As a life-long athlete, I didn’t like the expression.
Plan to fail. No! Plan to succeed!
There were many points I missed in my youth, most notably the point of the movie Mr. Holland’s Opus.
“He didn’t achieve his dream of writing music,” I told a professor in college.
“His opus was his students. You missed the entire point of the movie.”
I watched the movie a decade later - and I had indeed missed the ENTIRE point of the movie.
Plan to fail.
How about plan for failure?
When it comes to nutrition and fitness plans, planning around life events is crucial. I would bet that most people believe that effective diet and training revolve around two primary beliefs:
1. You can’t indulge and still achieve results
2. You must train all of the time to be fit, look good, and be healthy
I once deprived myself of chocolate for six weeks because it was part of my nutrition plan. I promise you, the only result was a wrestling match with a close friend over a piece of baking chocolate in her kitchen. (She won.)

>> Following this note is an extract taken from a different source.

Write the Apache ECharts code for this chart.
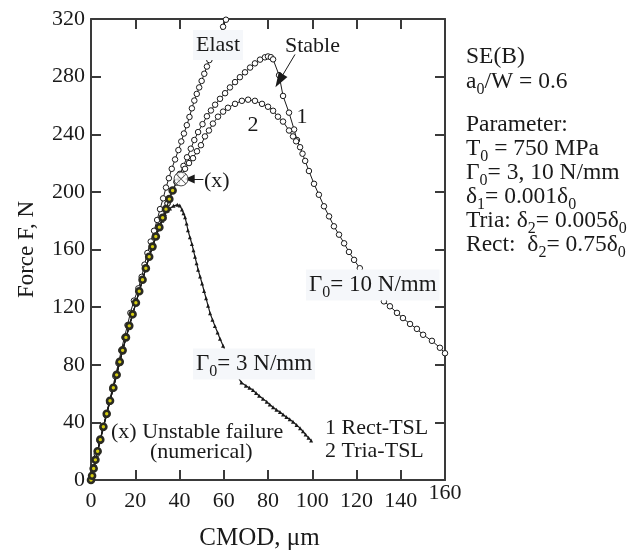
<!DOCTYPE html>
<html><head><meta charset="utf-8">
<script src="https://cdn.jsdelivr.net/npm/echarts@6/dist/echarts.min.js"></script>
<style>html,body{margin:0;padding:0;background:#fff}#c{width:634px;height:556px}</style>
</head><body><div id="c"></div>
<script>
// ---- tick labels ----
const xTicks = [0, 20, 40, 60, 80, 100, 120, 140, 160];
const yTicks = [0, 40, 80, 120, 160, 200, 240, 280, 320];

// ---- series values [CMOD (µm), Force (N)] ----
const elast = [[0,0],[1.3,9],[2.6,18],[4,27],[5.4,36],[6.8,45],[8.2,54],[9.6,63],[11,72],[12.4,81],[13.7,90],[15.1,99],[16.5,107.5],[17.8,116],[19.4,124.5],[21.4,133],[22.9,141],[24.2,149.5],[25.5,157.6],[27,165.5],[28.5,173],[29.9,180.5],[31.2,188],[32.6,195.5],[33.9,203],[35.2,209.5],[36.5,216],[38,222.5],[39.5,229],[40.8,235],[42,240.5],[43.3,246.3],[44.5,252],[45.6,258],[46.7,263.4],[47.8,268],[48.9,272.5],[50,277],[51.2,282],[52.4,287],[53.5,291.5],[55.5,299],[57.5,307],[59.7,314.6],[61,319.5],[62,324]];

const rect10 = [[0,0],[1.2,8],[3,20],[5.6,37],[8.6,55],[11.6,73],[14.3,90],[17.3,107],[20.3,123],[23.3,139],[26.3,155],[29.3,169],[32.4,182],[34.6,192],[36.9,201],[38.6,207],[40.2,212.5],[41.8,218],[43.4,224],[45.1,230],[46.7,236],[48.4,241.5],[50.4,247],[52.4,252.5],[54.2,256.5],[56.1,260.5],[58.3,264.6],[60.6,268.5],[62.8,272.5],[65.1,276.2],[67.3,279.6],[69.6,283],[71.9,286.3],[74.1,289.2],[76.4,291.8],[78.6,293.4],[80,294],[81.3,293.5],[82.3,292],[85,281],[86.8,266.6],[89.5,255],[91.8,243.3],[93.1,236],[94.5,231],[95.6,226.5],[96.8,221.5],[98.5,214.5],[100.8,205.6],[103,198],[105.3,190],[107.6,183],[109.8,176.1],[112.1,170.3],[114.4,164.3],[116.6,158.3],[118.9,152.8],[121.5,147],[124,141.5],[126.8,135.5],[129.6,129.5],[132.4,124],[135.1,120.6],[138.3,116],[141,112.4],[144.2,108.3],[147.3,104.9],[150.1,100.8],[154.1,96.6],[157.7,91.8],[160,88]];

const tria10 = [[0,0],[1.2,8],[3,20],[5.6,37],[8.6,55],[11.6,73],[14.3,90],[17.3,107],[20.3,123],[23.3,139],[26.3,155],[29.3,169],[32.4,182],[34.6,192],[36.9,201],[38.8,206.5],[40.7,211.5],[42.5,216],[44.3,220],[46.1,223.4],[47.9,228.2],[49.7,232.4],[51.5,238.5],[53.3,242.6],[55.1,247.4],[57.4,252.2],[59.7,255.7],[61.9,258.4],[65.1,261.1],[68.2,263.2],[71,264],[74.1,263.2],[77.3,261.1],[80,259.1],[82.3,256.3],[84.5,252.2],[86.8,248.8],[89.5,242.6],[91.3,238.5],[92.7,235.1]];

const rect3 = [[0,0],[0.5,3],[1.2,8],[2,14],[3,20],[4.2,28],[5.6,37],[7.1,46],[8.6,55],[10.1,64],[11.6,73],[13,82],[14.3,90],[15.8,99],[17.3,107],[18.8,115],[20.3,123],[21.8,131],[23.3,139],[24.8,147],[26.3,155],[27.8,162],[29.3,169],[30.9,175.5],[32.4,182],[33.9,188],[35.4,195],[36.9,201]];

const tria3 = [[0,0],[3,20],[8.6,55],[14.3,90],[20.3,123],[26.3,155],[30.9,175.5],[32.2,180],[33.4,184.6],[34.6,187],[35.7,188.5],[37.3,190.3],[39,191],[40.1,190.5],[41.1,187.8],[41.8,185.2],[42.5,182.3],[43.2,178],[43.8,173.4],[44.7,168.5],[45.6,163.8],[46.3,159.4],[47,154.9],[47.7,150.5],[48.4,146],[49.3,141.2],[50.2,136.4],[51.1,131.2],[52,126.1],[52.9,121],[53.8,115.8],[54.9,111.3],[56,106.9],[57.2,102.4],[58.3,98],[59.7,93.2],[62,85],[65,75],[68,67.6],[70,65.5],[71.6,64],[73.2,62.4],[74.6,60.4],[76,58.5],[77.7,56.4],[79.4,54.4],[80.8,52.4],[82.3,50.5],[83.8,48.8],[85.4,47.2],[86.8,45.5],[88.3,43.8],[89.8,42.1],[91.3,40.4],[92.9,38.2],[94.5,36],[95.8,33.8],[97,31.5],[98.3,29.3],[99.5,27.5]];

const failurePoint = [[40.7, 209]];
const stableArrow = [[92.2, 295.4], [85.1, 277.1]];
const failureArrow = [[50.8, 209], [44.6, 209]];

const FONT = 'Liberation Serif';
const INK = '#1a1a1a';
const AX = '#3a3a3a';
function subRich(size) {
  return {s: {fontSize: size, fontFamily: FONT, fill: INK, lineHeight: size, verticalAlign: 'bottom'}};
}
function T(x, y, text, opt) {
  opt = opt || {};
  const size = opt.size || 22;
  return {
    type: 'text', x: x, y: y, z: 100,
    style: {
      text: text, fill: INK, fontFamily: FONT, fontSize: size,
      align: opt.align || 'left', verticalAlign: 'middle', lineHeight: Math.round(size * 1.35),
      rich: subRich(Math.round(size * 0.68)),
      backgroundColor: opt.bg ? '#f5f7fa' : null,
      padding: opt.bg ? [0, 3, 0, 3] : 0
    }
  };
}

const chart = echarts.init(document.getElementById('c'), null, {renderer: 'canvas'});
const axisCommon = {
  axisLine: {show: true, onZero: false, lineStyle: {color: AX, width: 2}},
  axisTick: {show: true, inside: true, length: 10, lineStyle: {color: AX, width: 2}},
  splitLine: {show: false}
};
const openSym = {color: '#fff', borderColor: INK, borderWidth: 1};
chart.setOption({
  animation: false,
  backgroundColor: '#fff',
  grid: {left: 91, top: 19, width: 354, height: 467.5, containLabel: false},
  xAxis: [
    Object.assign({}, axisCommon, {
      type: 'value', position: 'bottom',
      min: xTicks[0], max: xTicks[xTicks.length - 1], interval: xTicks[1] - xTicks[0],
      name: 'CMOD, μm', nameLocation: 'middle', nameGap: 46,
      nameTextStyle: {fontFamily: FONT, fontSize: 25, color: INK, padding: [0, 17, 0, 0]},
      axisLabel: {
        fontFamily: FONT, fontSize: 22, color: INK, margin: 21, verticalAlign: 'middle',
        formatter: v => v === xTicks[xTicks.length - 1] ? '{up|' + v + '}' : String(v),
        rich: {up: {fontFamily: FONT, fontSize: 22, color: INK, padding: [0, 0, 16, 0]}}
      }
    }),
    Object.assign({}, axisCommon, {
      type: 'value', position: 'top',
      min: xTicks[0], max: xTicks[xTicks.length - 1], interval: xTicks[1] - xTicks[0],
      axisLabel: {show: false}
    })
  ],
  yAxis: [
    Object.assign({}, axisCommon, {
      type: 'value', position: 'left',
      min: yTicks[0], max: yTicks[yTicks.length - 1], interval: yTicks[1] - yTicks[0],
      name: 'Force F, N', nameLocation: 'middle', nameGap: 53,
      nameTextStyle: {fontFamily: FONT, fontSize: 23, color: INK},
      axisLabel: {fontFamily: FONT, fontSize: 22, color: INK, margin: 6}
    }),
    Object.assign({}, axisCommon, {
      type: 'value', position: 'right',
      min: yTicks[0], max: yTicks[yTicks.length - 1], interval: yTicks[1] - yTicks[0],
      axisLabel: {show: false}
    })
  ],
  series: [
    {name: 'Elast', type: 'line', data: elast, clip: true, symbol: 'circle', symbolSize: 5.5, showAllSymbol: true,
     lineStyle: {color: INK, width: 1}, itemStyle: openSym, z: 3},
    {name: 'Rect Γ10', type: 'line', data: rect10, clip: true, symbol: 'circle', symbolSize: 5.5, showAllSymbol: true,
     lineStyle: {color: INK, width: 1}, itemStyle: openSym, z: 3},
    {name: 'Tria Γ10', type: 'line', data: tria10, clip: true, symbol: 'circle', symbolSize: 5.5, showAllSymbol: true,
     lineStyle: {color: INK, width: 1}, itemStyle: openSym, z: 3},
    {name: 'Tria Γ3', type: 'line', data: tria3, clip: true, symbol: 'triangle', symbolSize: 4, showAllSymbol: true,
     lineStyle: {color: INK, width: 1.2}, itemStyle: {color: INK}, z: 4},
    {name: 'Rect Γ3', type: 'line', data: rect3, clip: true, symbol: 'circle', symbolSize: 6, showAllSymbol: true,
     lineStyle: {color: INK, width: 1.2}, itemStyle: {color: '#d4cc10', borderColor: '#2a2a22', borderWidth: 2.6}, z: 5},
    {name: 'failure', type: 'scatter', data: failurePoint, symbol: 'circle', symbolSize: 14,
     itemStyle: {color: '#fff', borderColor: INK, borderWidth: 1}, z: 6,
     markLine: {
       silent: true, animation: false,
       lineStyle: {color: INK, width: 1, type: 'solid'},
       label: {show: false},
       data: [
         [{coord: stableArrow[0], symbol: 'none'}, {coord: stableArrow[1], symbol: 'triangle', symbolSize: [10, 15]}],
         [{coord: failureArrow[0], symbol: 'none'}, {coord: failureArrow[1], symbol: 'triangle', symbolSize: [9, 10]}]
       ]
     }},
    {name: 'failureX', type: 'scatter', data: failurePoint, z: 7,
     symbol: 'path://M1,0 L10,9 L19,0 L20,1 L11,10 L20,19 L19,20 L10,11 L1,20 L0,19 L9,10 L0,1 Z',
     symbolSize: 10, itemStyle: {color: INK}}
  ],
  graphic: [
    T(193, 45, 'Elast', {bg: true}),
    T(285, 46, 'Stable'),
    T(302, 117, '1', {align: 'center'}),
    T(253, 125, '2', {align: 'center'}),
    T(204, 181, '(x)'),
    T(306, 285, 'Γ{s|0}= 10 N/mm', {bg: true, size: 23}),
    T(193, 364, 'Γ{s|0}= 3 N/mm', {bg: true, size: 23}),
    T(111, 432, '(x) Unstable failure'),
    T(150, 452, '(numerical)'),
    T(325, 428, '1 Rect-TSL'),
    T(325, 451, '2 Tria-TSL'),
    T(466, 57, 'SE(B)', {size: 23.5}),
    T(466, 82, 'a{s|0}/W = 0.6', {size: 23.5}),
    T(466, 125, 'Parameter:', {size: 23.5}),
    T(466, 149, 'T{s|0} = 750 MPa', {size: 23.5}),
    T(466, 173, 'Γ{s|0}= 3, 10 N/mm', {size: 23.5}),
    T(466, 197, 'δ{s|1}= 0.001δ{s|0}', {size: 23.5}),
    T(466, 221, 'Tria: δ{s|2}= 0.005δ{s|0}', {size: 23.5}),
    T(466, 245, 'Rect:  δ{s|2}= 0.75δ{s|0}', {size: 23.5})
  ]
});
</script>
</body></html>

It’s summer. Parties and picnics and family reunions and weddings are going to happen. If you restrict your diet at all of these events, you’ll just find yourself miserable, longing for the days when you could still eat cake. (And that icing is made with real cream. Mmmmm….)
Let yourself eat a piece of cake. Because that one piece of cake will likely play a significant role in your ability to stay consistent with the overall plan.
The same is true for training. Injuries, work, family obligations; life happens. You do your best to plan around it.
What’s most important with both the diet and training is that you stay in it for the long haul. It's consistency. One piece of cake and one missed workout won’t be your undoing.
Have a plan for the day after the missed workout and the day after a party. Because that’s when it’s easy to stack one missed workout on top of another and another and the next thing you know, you’ve been out of the gym and away from your nutrition plan for three months.
If you plan to fail you will succeed.